Album Review: Various Artists - O Brother, Where Art Thou? Deluxe Edition (Universal)


By Allan Wilkinson - Posted on 25 September 2011

It is without question that the soundtrack to the Coen Brothers 2000 film O Brother, Where Art Thou? brought bluegrass and other roots musics to a much wider audience, selling in excess of nine million copies and influencing an incalculable number of new singers and musicians who have since made their name in the Americana genre. Not since Arthur Penn's Bonnie and Clyde film of 1967 did we hear so many banjos on the soundtrack. We tend to remember Alison Krauss and Gillian Welch's contributions to the soundtrack, both of whose music became much more sought after in the wake of the movie release over ten years ago.

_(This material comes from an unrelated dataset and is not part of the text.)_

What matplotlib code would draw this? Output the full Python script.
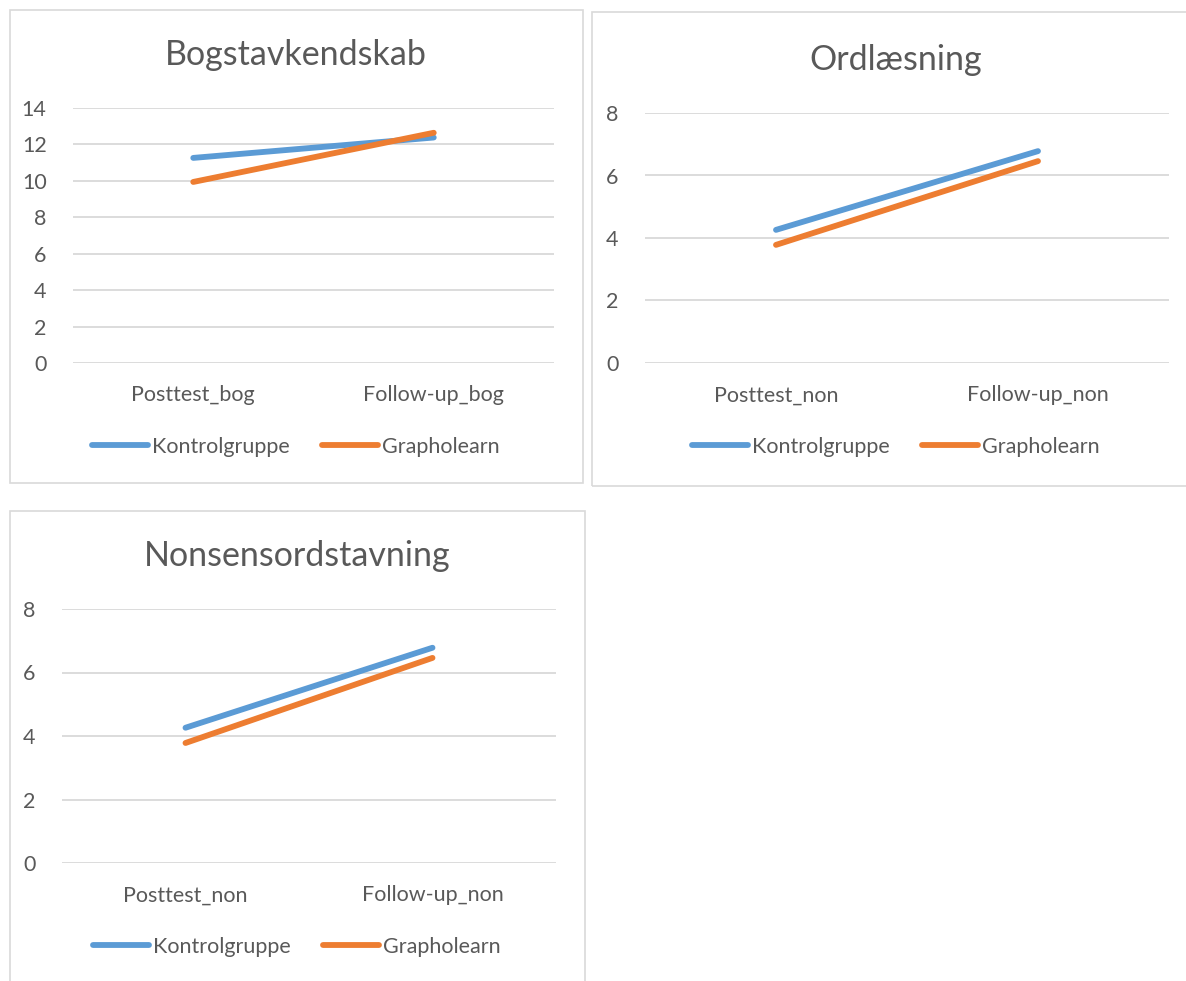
import matplotlib
matplotlib.use("Agg")
import matplotlib.pyplot as plt
from matplotlib.patches import Rectangle

plt.rcParams['font.family'] = ['Lato', 'DejaVu Sans']

W, H = 1186, 981

# data
series = ["Kontrolgruppe", "Grapholearn"]
colors = ["#5B9BD5", "#ED7D31"]

bog_cats = ["Posttest_bog", "Follow-up_bog"]
bog_kontrol = [11.26, 12.38]
bog_grapho = [9.94, 12.64]

ord_cats = ["Posttest_non", "Follow-up_non"]
ord_kontrol = [4.26, 6.78]
ord_grapho = [3.78, 6.46]

non_cats = ["Posttest_non", "Follow-up_non"]
non_kontrol = [4.26, 6.78]
non_grapho = [3.78, 6.46]

text_col = "#595959"
grid_col = "#d9d9d9"

fig = plt.figure(figsize=(W / 100, H / 100), dpi=100)
fig.patch.set_facecolor("white")


def px_axes(left, right, top, bottom):
    return fig.add_axes([left / W, 1 - bottom / H, (right - left) / W, (bottom - top) / H])


def box(x0, y0, x1, y1):
    fig.patches.append(Rectangle((x0 / W, 1 - y1 / H), (x1 - x0) / W, (y1 - y0) / H,
                                 transform=fig.transFigure, fill=False,
                                 edgecolor=grid_col, linewidth=1.2))


def panel(ax, title, cats, k_vals, g_vals, ymax, title_xy, legend_y):
    x = list(range(len(cats)))
    for vals, name, c in zip([k_vals, g_vals], series, colors):
        ax.plot(x, vals, color=c, linewidth=4.2, solid_capstyle="round", label=name)
    ax.set_xlim(-0.5, len(cats) - 0.5)
    ax.set_ylim(0, ymax)
    ax.set_yticks(range(0, ymax + 1, 2))
    ax.set_xticks(x)
    ax.set_xticklabels(cats)
    ax.grid(axis="y", color=grid_col, linewidth=1.3)
    ax.set_axisbelow(True)
    for s in ax.spines.values():
        s.set_visible(False)
    ax.tick_params(axis="both", length=0, labelsize=15.5, colors=text_col)
    ax.tick_params(axis="y", pad=19)
    ax.tick_params(axis="x", pad=16)
    fig.text(title_xy[0] / W, 1 - title_xy[1] / H, title, ha="center", va="center",
             fontsize=24.5, color=text_col)
    leg = ax.legend(loc="center", bbox_to_anchor=(title_xy[0] / W, 1 - legend_y / H),
                    bbox_transform=fig.transFigure, ncol=2, frameon=False,
                    fontsize=15.5, handlelength=2.6, handletextpad=0.2,
                    columnspacing=1.5)
    for t in leg.get_texts():
        t.set_color(text_col)


ax1 = px_axes(73, 554, 108, 363)
panel(ax1, "Bogstavkendskab", bog_cats, bog_kontrol, bog_grapho, 14, (296, 55), 447)

ax2 = px_axes(645, 1169, 113, 363)
panel(ax2, "Ordlæsning", ord_cats, ord_kontrol, ord_grapho, 8, (896, 60), 447)

ax3 = px_axes(62, 556, 609, 863)
panel(ax3, "Nonsensordstavning", non_cats, non_kontrol, non_grapho, 8, (297, 556), 947)

box(10, 10, 583, 483)
box(592, 12, 1190, 486)
box(10, 511, 585, 990)

fig.savefig("out.png", dpi=100, facecolor="white")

Who could also forget Alison Krauss's Union Station band mate Dan Tyminski's I Am a Man of Constant Sorrow, under the guise of the 'Soggy Bottom Boys'? These and all the other songs from the original soundtrack release are here in the same order.
 
The deluxe edition features a dozen additional songs, recorded during the original sessions for the film but until now unheard, together with a couple of extra songs from the archives, The Kossoy Sisters with Erik Darling and their version of I'll Fly Away and the work song Tom Devil by Ed Lewis and the Prisoners. The previously unreleased songs include Colin Linden's guitar instrumental Hard Time Killing Floor Blues, the late John Hartford's violin instrumentals Tishamingo Blues and Hogfoot, a couple of versions of Big Rock Candy Mountain firstly a piano instrumental by the legendary Van Dyke Parks and secondly a guitar instrumental by Norman Blake as well as a couple more bluegrass/gospel songs from The Cox Family, Keep on the Sunny Side and In the Highways.
 
Overseen once again by original producer T Bone Burnett, this deluxe edition celebrates ten years of growing enthusiasm for excellent period-specific folk music, which hopefully will introduce yet another generation to bluegrass, gospel, roots and Americana.